## The exercise
From the records below, transcribe only the lines running from the one with "Rebuild this chart as a component, using" through the one with "XAxis, YAxis, ReferenceLine". Keep both of those end lines.

Entries with chart source code:
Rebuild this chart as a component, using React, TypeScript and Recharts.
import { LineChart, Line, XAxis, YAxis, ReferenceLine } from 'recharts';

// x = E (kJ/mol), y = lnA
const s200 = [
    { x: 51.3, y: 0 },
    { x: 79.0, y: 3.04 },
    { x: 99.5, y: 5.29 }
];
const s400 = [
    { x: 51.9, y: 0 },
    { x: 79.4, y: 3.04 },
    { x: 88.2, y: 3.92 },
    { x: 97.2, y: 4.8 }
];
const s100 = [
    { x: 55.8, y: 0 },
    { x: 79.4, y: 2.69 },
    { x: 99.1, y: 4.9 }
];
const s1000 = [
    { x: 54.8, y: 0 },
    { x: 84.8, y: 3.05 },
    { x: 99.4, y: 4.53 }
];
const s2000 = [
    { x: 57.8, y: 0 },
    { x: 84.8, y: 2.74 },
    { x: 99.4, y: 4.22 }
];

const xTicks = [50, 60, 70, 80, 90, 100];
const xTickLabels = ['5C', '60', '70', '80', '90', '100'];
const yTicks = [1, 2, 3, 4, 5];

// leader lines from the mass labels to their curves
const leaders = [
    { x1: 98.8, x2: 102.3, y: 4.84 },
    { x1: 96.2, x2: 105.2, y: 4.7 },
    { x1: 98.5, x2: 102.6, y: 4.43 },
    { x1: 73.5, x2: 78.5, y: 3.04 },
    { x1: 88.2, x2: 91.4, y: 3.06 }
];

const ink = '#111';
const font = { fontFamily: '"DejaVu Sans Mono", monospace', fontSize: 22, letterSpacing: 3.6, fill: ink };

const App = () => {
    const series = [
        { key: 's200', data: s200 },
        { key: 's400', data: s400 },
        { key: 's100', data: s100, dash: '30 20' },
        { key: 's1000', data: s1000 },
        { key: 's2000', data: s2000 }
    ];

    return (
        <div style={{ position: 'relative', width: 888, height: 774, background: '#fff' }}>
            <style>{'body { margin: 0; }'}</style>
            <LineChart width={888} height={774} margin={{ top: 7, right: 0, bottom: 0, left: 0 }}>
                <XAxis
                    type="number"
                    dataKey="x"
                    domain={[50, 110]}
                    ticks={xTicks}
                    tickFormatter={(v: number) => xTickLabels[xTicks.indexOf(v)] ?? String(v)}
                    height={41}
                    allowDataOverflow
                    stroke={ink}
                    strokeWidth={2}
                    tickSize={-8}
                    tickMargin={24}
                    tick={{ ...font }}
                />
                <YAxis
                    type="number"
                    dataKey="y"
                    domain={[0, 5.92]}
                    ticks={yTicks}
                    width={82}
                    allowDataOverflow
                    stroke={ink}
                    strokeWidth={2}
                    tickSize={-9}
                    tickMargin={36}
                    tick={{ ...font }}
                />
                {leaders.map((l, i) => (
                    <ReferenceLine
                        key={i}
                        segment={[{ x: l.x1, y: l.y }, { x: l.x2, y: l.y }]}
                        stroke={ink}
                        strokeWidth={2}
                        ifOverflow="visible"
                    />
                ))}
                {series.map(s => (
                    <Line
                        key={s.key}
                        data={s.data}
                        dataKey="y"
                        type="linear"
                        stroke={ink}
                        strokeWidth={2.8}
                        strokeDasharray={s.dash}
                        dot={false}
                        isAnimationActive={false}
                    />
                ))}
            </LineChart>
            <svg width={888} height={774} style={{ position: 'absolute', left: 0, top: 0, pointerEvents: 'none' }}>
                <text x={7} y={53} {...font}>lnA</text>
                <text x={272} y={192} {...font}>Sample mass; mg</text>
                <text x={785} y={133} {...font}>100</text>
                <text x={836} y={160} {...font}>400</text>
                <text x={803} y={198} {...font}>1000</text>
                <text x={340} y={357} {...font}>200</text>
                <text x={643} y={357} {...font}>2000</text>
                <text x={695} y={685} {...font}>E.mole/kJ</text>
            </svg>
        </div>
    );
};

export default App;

...

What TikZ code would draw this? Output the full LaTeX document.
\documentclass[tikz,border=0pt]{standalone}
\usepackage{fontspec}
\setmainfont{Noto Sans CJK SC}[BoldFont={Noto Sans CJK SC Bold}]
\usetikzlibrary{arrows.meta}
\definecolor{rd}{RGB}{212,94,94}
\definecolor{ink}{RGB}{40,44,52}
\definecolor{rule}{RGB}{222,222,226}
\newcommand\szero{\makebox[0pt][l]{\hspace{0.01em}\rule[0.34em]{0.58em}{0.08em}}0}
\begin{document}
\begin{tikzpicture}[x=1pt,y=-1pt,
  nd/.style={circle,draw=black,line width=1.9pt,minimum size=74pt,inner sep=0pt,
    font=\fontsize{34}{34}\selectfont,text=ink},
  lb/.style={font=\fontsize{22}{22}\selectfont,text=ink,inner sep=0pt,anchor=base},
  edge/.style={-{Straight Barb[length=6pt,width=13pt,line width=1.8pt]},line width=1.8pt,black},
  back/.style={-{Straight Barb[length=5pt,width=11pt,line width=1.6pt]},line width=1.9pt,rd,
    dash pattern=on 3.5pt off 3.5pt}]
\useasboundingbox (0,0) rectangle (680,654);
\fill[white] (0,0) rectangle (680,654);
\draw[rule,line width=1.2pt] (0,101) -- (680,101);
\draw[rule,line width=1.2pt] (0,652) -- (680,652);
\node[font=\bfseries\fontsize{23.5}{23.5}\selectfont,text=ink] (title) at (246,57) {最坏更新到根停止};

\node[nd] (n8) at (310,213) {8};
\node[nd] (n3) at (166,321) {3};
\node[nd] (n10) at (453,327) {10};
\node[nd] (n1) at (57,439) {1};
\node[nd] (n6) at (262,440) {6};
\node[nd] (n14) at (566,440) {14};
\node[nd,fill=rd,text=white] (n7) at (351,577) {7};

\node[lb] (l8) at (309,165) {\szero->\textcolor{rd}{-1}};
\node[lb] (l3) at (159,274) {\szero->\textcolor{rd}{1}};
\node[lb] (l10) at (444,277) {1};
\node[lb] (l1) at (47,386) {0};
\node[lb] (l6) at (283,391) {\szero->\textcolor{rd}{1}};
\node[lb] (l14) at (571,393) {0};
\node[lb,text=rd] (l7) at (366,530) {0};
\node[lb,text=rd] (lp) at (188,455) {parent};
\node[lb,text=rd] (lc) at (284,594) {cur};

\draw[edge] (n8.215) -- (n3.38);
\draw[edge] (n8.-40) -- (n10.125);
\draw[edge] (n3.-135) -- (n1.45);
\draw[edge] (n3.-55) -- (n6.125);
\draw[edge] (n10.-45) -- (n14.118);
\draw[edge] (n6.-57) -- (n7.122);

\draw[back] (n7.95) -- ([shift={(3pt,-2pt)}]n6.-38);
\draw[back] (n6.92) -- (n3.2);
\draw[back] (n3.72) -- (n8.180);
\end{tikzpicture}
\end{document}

==

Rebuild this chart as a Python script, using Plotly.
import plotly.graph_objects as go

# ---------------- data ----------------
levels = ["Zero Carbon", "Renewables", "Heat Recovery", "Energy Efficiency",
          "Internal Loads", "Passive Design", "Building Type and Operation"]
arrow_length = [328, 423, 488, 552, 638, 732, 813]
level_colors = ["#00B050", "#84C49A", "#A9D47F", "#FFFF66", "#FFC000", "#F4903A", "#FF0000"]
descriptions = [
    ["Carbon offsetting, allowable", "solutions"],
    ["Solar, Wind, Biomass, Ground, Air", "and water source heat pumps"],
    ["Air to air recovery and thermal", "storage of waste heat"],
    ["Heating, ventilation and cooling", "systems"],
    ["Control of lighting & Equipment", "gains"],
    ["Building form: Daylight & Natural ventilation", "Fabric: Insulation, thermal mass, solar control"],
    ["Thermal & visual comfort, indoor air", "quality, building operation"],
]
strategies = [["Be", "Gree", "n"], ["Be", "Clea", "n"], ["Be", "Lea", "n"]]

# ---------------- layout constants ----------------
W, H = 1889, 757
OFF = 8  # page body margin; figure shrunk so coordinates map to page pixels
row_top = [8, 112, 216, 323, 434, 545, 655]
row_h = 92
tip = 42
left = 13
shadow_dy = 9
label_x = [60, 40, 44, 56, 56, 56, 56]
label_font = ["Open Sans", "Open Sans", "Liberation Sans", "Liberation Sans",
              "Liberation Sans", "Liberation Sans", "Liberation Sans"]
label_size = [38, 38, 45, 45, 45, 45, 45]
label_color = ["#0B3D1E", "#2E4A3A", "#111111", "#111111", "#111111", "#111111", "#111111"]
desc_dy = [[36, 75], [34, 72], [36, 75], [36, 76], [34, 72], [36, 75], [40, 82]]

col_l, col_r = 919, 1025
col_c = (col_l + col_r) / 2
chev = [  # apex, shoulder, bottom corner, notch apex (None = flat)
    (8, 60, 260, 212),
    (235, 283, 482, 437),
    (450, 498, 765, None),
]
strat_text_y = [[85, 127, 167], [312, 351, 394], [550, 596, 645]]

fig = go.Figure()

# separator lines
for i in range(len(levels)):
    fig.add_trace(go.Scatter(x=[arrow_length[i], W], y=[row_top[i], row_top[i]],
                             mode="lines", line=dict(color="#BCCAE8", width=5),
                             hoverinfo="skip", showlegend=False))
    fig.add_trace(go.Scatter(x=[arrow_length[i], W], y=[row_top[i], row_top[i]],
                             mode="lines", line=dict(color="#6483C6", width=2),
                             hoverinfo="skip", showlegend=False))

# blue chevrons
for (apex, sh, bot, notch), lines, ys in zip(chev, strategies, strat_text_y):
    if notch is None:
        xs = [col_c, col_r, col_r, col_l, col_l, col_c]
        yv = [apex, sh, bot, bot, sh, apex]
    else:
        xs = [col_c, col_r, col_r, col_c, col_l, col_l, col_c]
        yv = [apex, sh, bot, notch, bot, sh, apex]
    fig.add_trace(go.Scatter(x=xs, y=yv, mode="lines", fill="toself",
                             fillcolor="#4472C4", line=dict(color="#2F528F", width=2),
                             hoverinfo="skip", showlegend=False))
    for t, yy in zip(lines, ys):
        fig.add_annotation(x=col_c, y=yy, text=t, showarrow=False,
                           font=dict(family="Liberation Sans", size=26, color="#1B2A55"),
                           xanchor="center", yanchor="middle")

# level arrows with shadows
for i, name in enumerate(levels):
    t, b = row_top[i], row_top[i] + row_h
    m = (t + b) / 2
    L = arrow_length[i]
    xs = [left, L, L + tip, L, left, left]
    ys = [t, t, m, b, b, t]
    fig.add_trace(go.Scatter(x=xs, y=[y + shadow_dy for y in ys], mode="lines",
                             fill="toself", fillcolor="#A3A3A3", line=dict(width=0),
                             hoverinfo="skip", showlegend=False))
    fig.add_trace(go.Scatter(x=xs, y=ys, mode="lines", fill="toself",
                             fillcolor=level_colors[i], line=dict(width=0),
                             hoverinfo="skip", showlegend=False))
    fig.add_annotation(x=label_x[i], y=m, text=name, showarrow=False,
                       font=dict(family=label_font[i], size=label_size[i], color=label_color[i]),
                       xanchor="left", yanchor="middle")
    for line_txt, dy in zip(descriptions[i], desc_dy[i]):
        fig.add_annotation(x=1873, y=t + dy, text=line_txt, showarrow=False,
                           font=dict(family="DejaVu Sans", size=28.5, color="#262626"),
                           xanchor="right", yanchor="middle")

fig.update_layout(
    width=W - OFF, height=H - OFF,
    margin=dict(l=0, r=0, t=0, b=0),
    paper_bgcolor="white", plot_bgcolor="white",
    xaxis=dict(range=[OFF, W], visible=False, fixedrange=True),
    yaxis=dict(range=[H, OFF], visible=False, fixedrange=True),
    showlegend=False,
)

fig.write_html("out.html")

## Correct response
Rebuild this chart as a component, using React, TypeScript and Recharts.
import { LineChart, Line, XAxis, YAxis, ReferenceLine } from 'recharts';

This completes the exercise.